Sous les traits de Mrs. Lovett, amoureuse de Todd qui l’ignore et d’une nature pro­pre à la rigo­lade, Annaleigh Ash­ford, déjà remar­quée dans des œuvres telles qu’une récente reprise de Sun­day in the Park with George, Kinky Boots et Legal­ly Blonde, dégage une per­son­nal­ité qui cadre bien avec l’action, même si elle ne parvient pas à faire oubli­er Angela Lans­bury qui créa le rôle en 1979.

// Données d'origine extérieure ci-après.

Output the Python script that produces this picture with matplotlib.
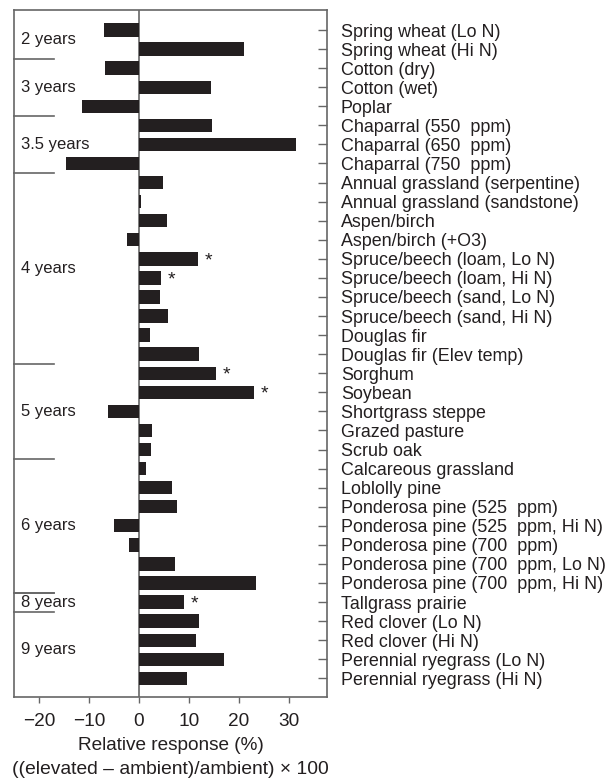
import matplotlib
matplotlib.use("Agg")
import matplotlib.pyplot as plt

plt.rcParams['font.family'] = ['Liberation Sans', 'DejaVu Sans']

# systems, top to bottom
systems = [
    "Spring wheat (Lo N)", "Spring wheat (Hi N)",
    "Cotton (dry)", "Cotton (wet)", "Poplar",
    "Chaparral (550  ppm)", "Chaparral (650  ppm)", "Chaparral (750  ppm)",
    "Annual grassland (serpentine)", "Annual grassland (sandstone)",
    "Aspen/birch", "Aspen/birch (+O3)",
    "Spruce/beech (loam, Lo N)", "Spruce/beech (loam, Hi N)",
    "Spruce/beech (sand, Lo N)", "Spruce/beech (sand, Hi N)",
    "Douglas fir", "Douglas fir (Elev temp)",
    "Sorghum", "Soybean", "Shortgrass steppe", "Grazed pasture", "Scrub oak",
    "Calcareous grassland", "Loblolly pine",
    "Ponderosa pine (525  ppm)", "Ponderosa pine (525  ppm, Hi N)",
    "Ponderosa pine (700  ppm)", "Ponderosa pine (700  ppm, Lo N)",
    "Ponderosa pine (700  ppm, Hi N)",
    "Tallgrass prairie", "Red clover (Lo N)", "Red clover (Hi N)",
    "Perennial ryegrass (Lo N)", "Perennial ryegrass (Hi N)",
]
response = [
    -7.0, 21.1, -6.7, 14.5, -11.4, 14.7, 31.4, -14.6, 4.9, 0.4,
    5.7, -2.4, 11.9, 4.5, 4.3, 5.8, 2.3, 12.1, 15.5, 23.1,
    -6.2, 2.7, 2.4, 1.4, 6.6, 7.6, -5.0, -2.0, 7.2, 23.4,
    9.1, 12.1, 11.5, 17.1, 9.7,
]
significant = [12, 13, 18, 19, 30]

# exposure duration groups: label, number of systems
groups = ["2 years", "3 years", "3.5 years", "4 years", "5 years",
          "6 years", "8 years", "9 years"]
group_sizes = [2, 3, 3, 10, 5, 7, 1, 4]

bar_color = "#231f20"
spine_color = "#666666"

fig = plt.figure(figsize=(6.13, 7.82), dpi=100)
ax = fig.add_axes([0.0228, 0.1087, 0.5106, 0.8785])

y = list(range(len(systems)))
ax.barh(y, response, height=0.7, color=bar_color, zorder=3)
ax.axvline(0, color=spine_color, lw=1.2, zorder=2)

for i in significant:
    ax.text(response[i] + 1.3, y[i] + 0.1, "*", fontsize=14,
            ha="left", va="center", color=bar_color)

ax.set_xlim(-25, 37.6)
ax.set_ylim(len(systems) - 0.02, -1.05)

# group separators and labels
start = 0
for k, (name, n) in enumerate(zip(groups, group_sizes)):
    mid = start + (n - 1) / 2
    ax.text(-23.5, mid, name, fontsize=12, ha="left", va="center",
            color="#231f20")
    if k < len(groups) - 1:
        ax.plot([-25, -17], [start + n - 0.5] * 2, color=spine_color,
                lw=1.2, clip_on=False)
    start += n
# line above the single 8-year system
ax.plot([-25, -17], [29.5, 29.5], color=spine_color, lw=1.2)

ax.yaxis.tick_right()
ax.set_yticks(y)
ax.set_yticklabels(systems, fontsize=12.9, color="#231f20")
ax.tick_params(axis="y", direction="in", length=6.5, pad=10,
               color=spine_color, width=1.0)

ax.set_xticks([-20, -10, 0, 10, 20, 30])
ax.set_xticklabels(["\u221220", "\u221210", "0", "10", "20", "30"])
ax.tick_params(axis="x", direction="out", length=4.5, width=1.0,
               color=spine_color, labelsize=13.7, labelcolor="#231f20", pad=7)

for s in ax.spines.values():
    s.set_color(spine_color)
    s.set_linewidth(1.2)

ax.text(0.5, -0.0699, "Relative response (%)", transform=ax.transAxes,
        ha="center", va="center", fontsize=13.7, color="#231f20")
ax.text(0.5, -0.106, "((elevated \u2013 ambient)/ambient) \u00d7 100",
        transform=ax.transAxes, ha="center", va="center", fontsize=13.9,
        color="#231f20")

fig.savefig("out.png", dpi=100)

Le reste de la dis­tri­b­u­tion est à la hau­teur. Jor­dan Fos­ter et Maria Bil­bao dans les rôles d’Anthony et de Johan­na – il est un jeune marin qui a sauvé la vie de Todd ; elle est la fille de Todd, que le juge a pris sous sa pro­tec­tion pen­dant son enfance et se pro­pose main­tenant d’épouser – for­ment un cou­ple par­fait de jeunes amoureux. On remar­que égale­ment Nicholas Christo­pher sous les traits de Pirelli, un faux bar­bi­er rival de Todd, et Gat­en Mataz­zaro dans le rôle de Tobias, son assistant.

Bien que le livret ait été sen­si­ble­ment rac­cour­ci, sans doute pour que la pièce n’ait pas la longueur d’un opéra – un détail que les fans de la pièce ne man­queront pas de remar­quer –, le texte reste cohérent et solide­ment édi­fié. Le seul point faible de cette pro­ducti­no est la choré­gra­phie réglée par Steven Hoggett, qui n’a aucun rap­port avec l’action et qui détonne totalement.

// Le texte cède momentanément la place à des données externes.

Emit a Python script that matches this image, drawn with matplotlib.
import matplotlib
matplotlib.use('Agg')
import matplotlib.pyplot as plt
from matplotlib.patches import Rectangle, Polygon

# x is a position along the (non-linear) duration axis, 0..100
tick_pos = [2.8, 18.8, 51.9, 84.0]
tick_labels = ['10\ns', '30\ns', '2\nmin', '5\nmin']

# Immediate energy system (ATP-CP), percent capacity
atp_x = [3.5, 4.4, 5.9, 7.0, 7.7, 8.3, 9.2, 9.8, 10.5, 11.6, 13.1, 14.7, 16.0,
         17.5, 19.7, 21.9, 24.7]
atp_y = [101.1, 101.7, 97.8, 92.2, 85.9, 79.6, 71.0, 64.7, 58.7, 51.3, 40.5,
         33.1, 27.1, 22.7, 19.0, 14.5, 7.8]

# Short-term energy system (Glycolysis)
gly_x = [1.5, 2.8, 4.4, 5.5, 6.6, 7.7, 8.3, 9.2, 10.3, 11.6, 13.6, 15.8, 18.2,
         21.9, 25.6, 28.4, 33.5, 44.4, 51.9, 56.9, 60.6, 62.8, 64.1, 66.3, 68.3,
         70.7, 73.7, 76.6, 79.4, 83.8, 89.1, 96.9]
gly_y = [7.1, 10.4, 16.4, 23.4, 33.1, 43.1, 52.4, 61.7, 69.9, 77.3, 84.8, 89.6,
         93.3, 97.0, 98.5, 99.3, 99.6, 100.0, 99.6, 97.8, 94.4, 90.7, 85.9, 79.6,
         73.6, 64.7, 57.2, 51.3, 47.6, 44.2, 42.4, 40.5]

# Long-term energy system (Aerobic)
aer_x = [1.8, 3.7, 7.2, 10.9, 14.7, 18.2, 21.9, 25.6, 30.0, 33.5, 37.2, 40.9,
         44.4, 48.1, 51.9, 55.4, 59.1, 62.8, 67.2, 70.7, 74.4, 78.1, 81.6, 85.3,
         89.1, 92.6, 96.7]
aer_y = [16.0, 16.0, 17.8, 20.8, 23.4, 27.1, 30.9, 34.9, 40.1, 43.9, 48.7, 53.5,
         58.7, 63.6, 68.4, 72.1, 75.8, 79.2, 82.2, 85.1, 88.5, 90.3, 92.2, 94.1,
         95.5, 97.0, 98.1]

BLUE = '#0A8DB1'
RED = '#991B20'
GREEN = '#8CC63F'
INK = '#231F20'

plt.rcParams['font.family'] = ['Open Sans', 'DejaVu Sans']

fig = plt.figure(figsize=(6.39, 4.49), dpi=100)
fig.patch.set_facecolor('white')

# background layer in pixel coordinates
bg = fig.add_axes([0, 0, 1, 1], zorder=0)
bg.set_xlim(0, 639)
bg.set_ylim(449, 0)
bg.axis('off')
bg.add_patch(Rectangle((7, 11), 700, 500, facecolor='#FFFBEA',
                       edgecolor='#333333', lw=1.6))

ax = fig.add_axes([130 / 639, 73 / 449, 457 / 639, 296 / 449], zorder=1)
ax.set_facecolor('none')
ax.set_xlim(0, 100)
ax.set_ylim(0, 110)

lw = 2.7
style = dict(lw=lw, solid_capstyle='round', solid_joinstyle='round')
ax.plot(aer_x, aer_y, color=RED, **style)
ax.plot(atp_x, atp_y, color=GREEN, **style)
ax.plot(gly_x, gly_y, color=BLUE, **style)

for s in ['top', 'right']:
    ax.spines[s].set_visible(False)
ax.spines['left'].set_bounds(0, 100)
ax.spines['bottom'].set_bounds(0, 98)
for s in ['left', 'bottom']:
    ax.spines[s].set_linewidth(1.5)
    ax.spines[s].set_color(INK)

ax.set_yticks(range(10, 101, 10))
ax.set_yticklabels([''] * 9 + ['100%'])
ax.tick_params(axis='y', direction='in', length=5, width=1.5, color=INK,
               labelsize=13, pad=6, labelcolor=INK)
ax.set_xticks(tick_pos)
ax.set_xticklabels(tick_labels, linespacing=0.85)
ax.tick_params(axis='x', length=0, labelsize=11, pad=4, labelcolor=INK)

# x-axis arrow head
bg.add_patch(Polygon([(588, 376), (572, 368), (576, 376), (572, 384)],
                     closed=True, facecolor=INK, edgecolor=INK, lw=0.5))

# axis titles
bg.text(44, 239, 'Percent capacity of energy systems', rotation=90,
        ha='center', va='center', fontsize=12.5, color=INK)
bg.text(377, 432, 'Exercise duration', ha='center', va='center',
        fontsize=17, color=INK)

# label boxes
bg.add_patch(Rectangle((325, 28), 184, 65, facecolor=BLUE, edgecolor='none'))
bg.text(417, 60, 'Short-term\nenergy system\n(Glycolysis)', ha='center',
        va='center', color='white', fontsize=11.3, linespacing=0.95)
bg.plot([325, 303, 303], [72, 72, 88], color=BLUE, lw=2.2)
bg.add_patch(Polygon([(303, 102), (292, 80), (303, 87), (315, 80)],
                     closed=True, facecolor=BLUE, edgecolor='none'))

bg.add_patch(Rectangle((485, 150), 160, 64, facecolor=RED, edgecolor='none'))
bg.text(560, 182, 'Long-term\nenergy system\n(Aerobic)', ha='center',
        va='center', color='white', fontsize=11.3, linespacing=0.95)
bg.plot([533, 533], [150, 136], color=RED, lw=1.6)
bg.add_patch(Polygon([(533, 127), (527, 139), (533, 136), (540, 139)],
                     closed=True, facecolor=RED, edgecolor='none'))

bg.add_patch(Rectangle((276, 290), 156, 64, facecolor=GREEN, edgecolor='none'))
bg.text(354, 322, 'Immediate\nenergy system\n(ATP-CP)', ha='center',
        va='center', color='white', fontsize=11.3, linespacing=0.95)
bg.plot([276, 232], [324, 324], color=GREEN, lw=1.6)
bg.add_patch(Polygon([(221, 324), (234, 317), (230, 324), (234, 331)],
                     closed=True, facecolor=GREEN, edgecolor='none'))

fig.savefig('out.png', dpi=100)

Après le récent suc­cès de la reprise de Into the Woods qui a tenu l’affiche bien au-delà de sa durée prévue, cette nou­velle présen­ta­tion de Sweeney Todd con­tin­ue de témoign­er de l’importance que son créa­teur avait prise au sein du théâtre musi­cal de Broad­way. Ces deux œuvres ne sont qu’un prélude puisque l’on a déjà annon­cé par­mi les pro­duc­tions de la sai­son prochaine : une reprise de Mer­ri­ly We Roll Along, une pièce de Sond­heim qui avait été un échec cuisant et s’é­tait arrêtée après seule­ment seize représen­ta­tions ; et, surtout, Here We Are, une œuvre très atten­due car il s’ag­it de la dernière écrite par Sond­heim qui y tra­vail­lait encore à la veille de sa mort.